In his statement, Vacanti said he was heartened by news that efforts would be made to repeat the technique. Vacanti has also been trying to replicate the technique in his own laboratory, but an update on those efforts was not available.
A statement from the Brigham said Vacanti had found the last six months a frustrating ordeal.
“He firmly believes in the STAP cell phenomenon and is devastated by all that has transpired.
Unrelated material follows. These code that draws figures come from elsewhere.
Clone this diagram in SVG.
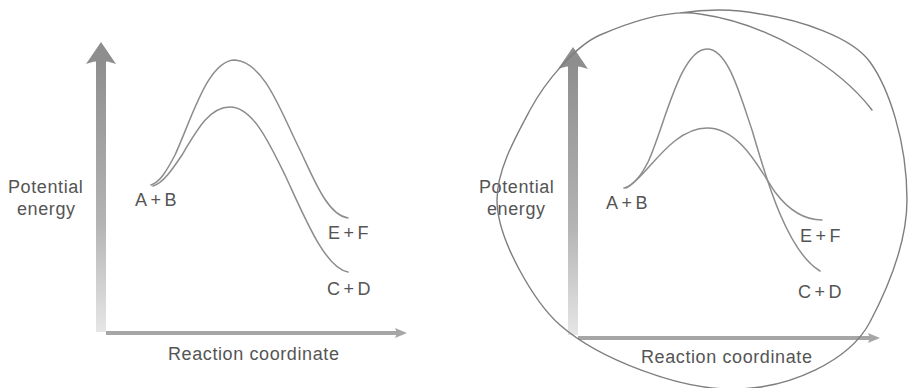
<svg xmlns="http://www.w3.org/2000/svg" width="908" height="388" viewBox="0 0 908 388">
  <defs>
    <linearGradient id="yaxisGrad" x1="0" y1="0" x2="0" y2="1">
      <stop offset="0" stop-color="#8e8e8e"/>
      <stop offset="0.6" stop-color="#b4b4b4"/>
      <stop offset="1" stop-color="#e6e6e6"/>
    </linearGradient>
    <style>
      .lbl { font-family: "Liberation Sans", Arial, sans-serif; font-size: 18px; fill: #555555; letter-spacing: 0.6px; }
      .sp { letter-spacing: 3.5px; }
      .curve { fill: none; stroke: #8c8c8c; stroke-width: 1.5; stroke-linecap: round; }
      .xaxis { stroke: #a6a6a6; stroke-width: 4; }
      .xhead { fill: #a6a6a6; }
      .yhead { fill: #8e8e8e; }
      .loop { fill: none; stroke: #7e7e7e; stroke-width: 1.4; stroke-linecap: round; }
    </style>
  </defs>
  <rect width="908" height="388" fill="#ffffff"/>

  <!-- Left panel -->
  <g id="left-panel">
    <g id="left-y-axis">
      <rect x="96" y="60" width="10" height="272" fill="url(#yaxisGrad)"/>
      <path class="yhead" d="M101,42 L116,64 Q101,58 86,64 Z"/>
    </g>
    <g id="left-x-axis">
      <line class="xaxis" x1="106" y1="333" x2="398" y2="333"/>
      <path class="xhead" d="M407,333 L395,328 L397,333 L395,338 Z"/>
    </g>
    <g id="left-ylabel">
      <text class="lbl" x="8" y="193">Potential</text>
      <text class="lbl" x="17" y="215">energy</text>
    </g>
    <text id="left-xlabel" class="lbl" x="168" y="360">Reaction coordinate</text>
    <text id="left-ab" class="lbl sp" x="135" y="206">A+B</text>
    <text id="left-ef" class="lbl sp" x="328" y="239">E+F</text>
    <text id="left-cd" class="lbl sp" x="327" y="295">C+D</text>
  </g>

  <!-- Right panel -->
  <g id="right-panel">
    <g id="right-y-axis">
      <rect x="568" y="65" width="10" height="270" fill="url(#yaxisGrad)"/>
      <path class="yhead" d="M573,47 L588,69 Q573,63 558,69 Z"/>
    </g>
    <g id="right-x-axis">
      <line class="xaxis" x1="578" y1="338" x2="871" y2="338"/>
      <path class="xhead" d="M880,338 L868,333 L870,338 L868,343 Z"/>
    </g>
    <g id="right-ylabel">
      <text class="lbl" x="479" y="193">Potential</text>
      <text class="lbl" x="487" y="215">energy</text>
    </g>
    <text id="right-xlabel" class="lbl" x="641" y="363">Reaction coordinate</text>
    <text id="right-ab" class="lbl sp" x="606" y="209">A+B</text>
    <text id="right-ef" class="lbl sp" x="800" y="242">E+F</text>
    <text id="right-cd" class="lbl sp" x="798" y="298">C+D</text>
  </g>

  <!-- Curves -->
  <g id="connectors">
    <path id="left-upper" class="curve" d="M151,185 C160,182 166,172 175,155 C192,118 208,60 235,60 C265,62 282,115 300,150 C315,182 328,215 348,218"/>
    <path id="left-lower" class="curve" d="M153,186 C163,183 172,170 182,155 C198,128 210,107 230,107 C252,107 268,140 285,175 C305,218 325,268 348,272"/>
    <path id="right-tall" class="curve" d="M624,188 C632,186 640,178 648,162 C664,128 680,49 707,49 C728,49 740,95 752,130 C764,170 785,250 820,271"/>
    <path id="right-low" class="curve" d="M626,188 C645,180 670,128 707,128 C740,128 760,170 775,192 C790,212 805,220 822,220"/>
  </g>

  <!-- Hand-drawn loop -->
  <path id="highlight-loop" class="loop" d="M872,110 C840,68 770,24 700,14 C670,9 630,22 600,35 C575,46 545,82 530,110 C515,138 497,170 497,200 C497,240 535,303 560,325 C600,360 680,389 730,389 C790,390 850,360 870,322 C890,284 907,240 907,200 C907,140 888,87 870,62 C852,37 800,20 760,14 C730,8 700,10 680,13"/>
</svg>
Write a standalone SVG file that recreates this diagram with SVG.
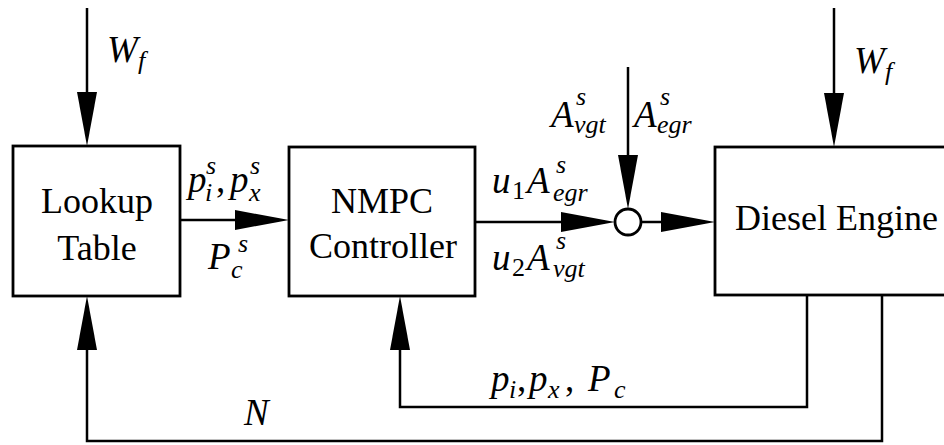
<svg xmlns="http://www.w3.org/2000/svg" width="944" height="445" viewBox="0 0 944 445" font-family="Liberation Serif, Times New Roman, DejaVu Serif, serif">
  <style>
    .box { fill: #fff; stroke: #000; stroke-width: 2.8; }
    .lbl { font-size: 36px; fill: #000; }
    .m { font-style: italic; font-size: 37px; fill: #000; }
    .s { font-size: 26px; }
    .up { font-style: normal; }
    .wire { fill: none; stroke: #000; stroke-width: 2.5; }
  </style>
  <defs>
    <marker id="ah" viewBox="0 0 54 20" refX="44" refY="10" markerWidth="54" markerHeight="20" markerUnits="userSpaceOnUse" orient="auto">
      <path d="M0,0 L54,10 L0,20 Z" fill="#000"/>
    </marker>
  </defs>
  <rect width="944" height="445" fill="#fff"/>

  <g id="connectors">
    <line class="wire" x1="87" y1="8" x2="87" y2="136" marker-end="url(#ah)"/>
    <line class="wire" x1="834" y1="8" x2="834" y2="137" marker-end="url(#ah)"/>
    <line class="wire" x1="180" y1="220" x2="279" y2="220" marker-end="url(#ah)"/>
    <line class="wire" x1="475" y1="222" x2="605" y2="222" marker-end="url(#ah)"/>
    <line class="wire" x1="641" y1="222" x2="705" y2="222" marker-end="url(#ah)"/>
    <line class="wire" x1="628" y1="67" x2="628" y2="199" marker-end="url(#ah)"/>
    <path class="wire" d="M807,296 V407 H400 V306" marker-end="url(#ah)"/>
    <path class="wire" d="M882,296 V441 H87 V306" marker-end="url(#ah)"/>
  </g>

  <g id="lookup">
    <rect class="box" x="13" y="146" width="167" height="150"/>
    <text class="lbl" x="97" y="213" text-anchor="middle" font-family="Liberation Serif, serif">Lookup</text>
    <text class="lbl" x="97" y="260" text-anchor="middle" font-family="Liberation Serif, serif">Table</text>
  </g>

  <g id="nmpc">
    <rect class="box" x="289" y="147" width="186" height="149"/>
    <text class="lbl" x="382" y="213" text-anchor="middle" font-family="Liberation Serif, serif">NMPC</text>
    <text class="lbl" x="383" y="258" text-anchor="middle" font-family="Liberation Serif, serif">Controller</text>
  </g>

  <g id="engine">
    <rect class="box" x="715" y="147" width="240" height="148"/>
    <text class="lbl" x="735" y="230" font-family="Liberation Serif, serif">Diesel Engine</text>
  </g>

  <g id="sum">
    <circle cx="628" cy="222" r="13" fill="#fff" stroke="#000" stroke-width="2.8"/>
  </g>

  <g id="labels" font-family="Liberation Serif, serif">
    <text class="m"><tspan x="107" y="62">W</tspan><tspan class="s" x="138" y="69">f</tspan></text>
    <text class="m"><tspan x="854" y="73">W</tspan><tspan class="s" x="885" y="80">f</tspan></text>

    <text class="m"><tspan x="551" y="127">A</tspan><tspan class="s" x="576" y="105">s</tspan><tspan class="s" x="574" y="133">vgt</tspan></text>
    <text class="m"><tspan x="634" y="127">A</tspan><tspan class="s" x="660" y="105">s</tspan><tspan class="s" x="657" y="133">egr</tspan></text>

    <text class="m"><tspan x="188" y="192">p</tspan><tspan class="s" x="206" y="174">s</tspan><tspan class="s" x="205" y="201">i</tspan><tspan class="up" x="216" y="192">,</tspan><tspan x="230" y="192">p</tspan><tspan class="s" x="250" y="174">s</tspan><tspan class="s" x="249" y="201">x</tspan></text>
    <text class="m"><tspan x="208" y="269">P</tspan><tspan class="s" x="238" y="252">s</tspan><tspan class="s" x="231" y="278">c</tspan></text>

    <text class="m"><tspan x="492" y="193">u</tspan><tspan class="s up" x="512" y="199">1</tspan><tspan x="527" y="193">A</tspan><tspan class="s" x="556" y="173">s</tspan><tspan class="s" x="553" y="201">egr</tspan></text>
    <text class="m"><tspan x="492" y="270">u</tspan><tspan class="s up" x="512" y="276">2</tspan><tspan x="527" y="270">A</tspan><tspan class="s" x="556" y="249">s</tspan><tspan class="s" x="553" y="277">vgt</tspan></text>

    <text class="m"><tspan x="491" y="391">p</tspan><tspan class="s" x="509" y="398">i</tspan><tspan class="up" x="517" y="391">,</tspan><tspan x="529" y="391">p</tspan><tspan class="s" x="548" y="398">x</tspan><tspan class="up" x="565" y="391">,</tspan><tspan x="588" y="391">P</tspan><tspan class="s" x="614" y="398">c</tspan></text>

    <text class="m" x="244" y="425">N</text>
  </g>
</svg>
At this time, he feels that it is not productive to rehash what has transpired and is instead focused on his research and his efforts to replicate the STAP cell findings,” the statement said.
One of Vacanti’s coauthors, however, said he now doubts that the method works.
“With the retraction of the papers, there is no longer any experimental basis to support the consistency of the STAP phenomenon, and considering the discrepancies that have been pointed out recently . . . it has become increasingly difficult to call the STAP phenomenon even a promising hypothesis,” Yoshiki Sasai, a scientist at the RIKEN Center for Developmental Biology, wrote in a statement.
Dr. Leonard Zon, a Harvard scientist and director of the stem cell biology program at Boston Children’s Hospital, said that the topic has dominated discussions in the field and the retraction should seal the fate of the finding.
“I don’t think there’s any shred of hope for these cells,” Zon said. “I really feel that there have been a lot of people trying different techniques, modified techniques, and I can’t find anybody who can reproduce it.”
The episode is already having an effect on stem cell research, Zon said. At the meeting of the International Society for Stem Cell Research last month, there was a mentoring session for junior scientists focused on scientific integrity and best practices for collecting and publishing evidence.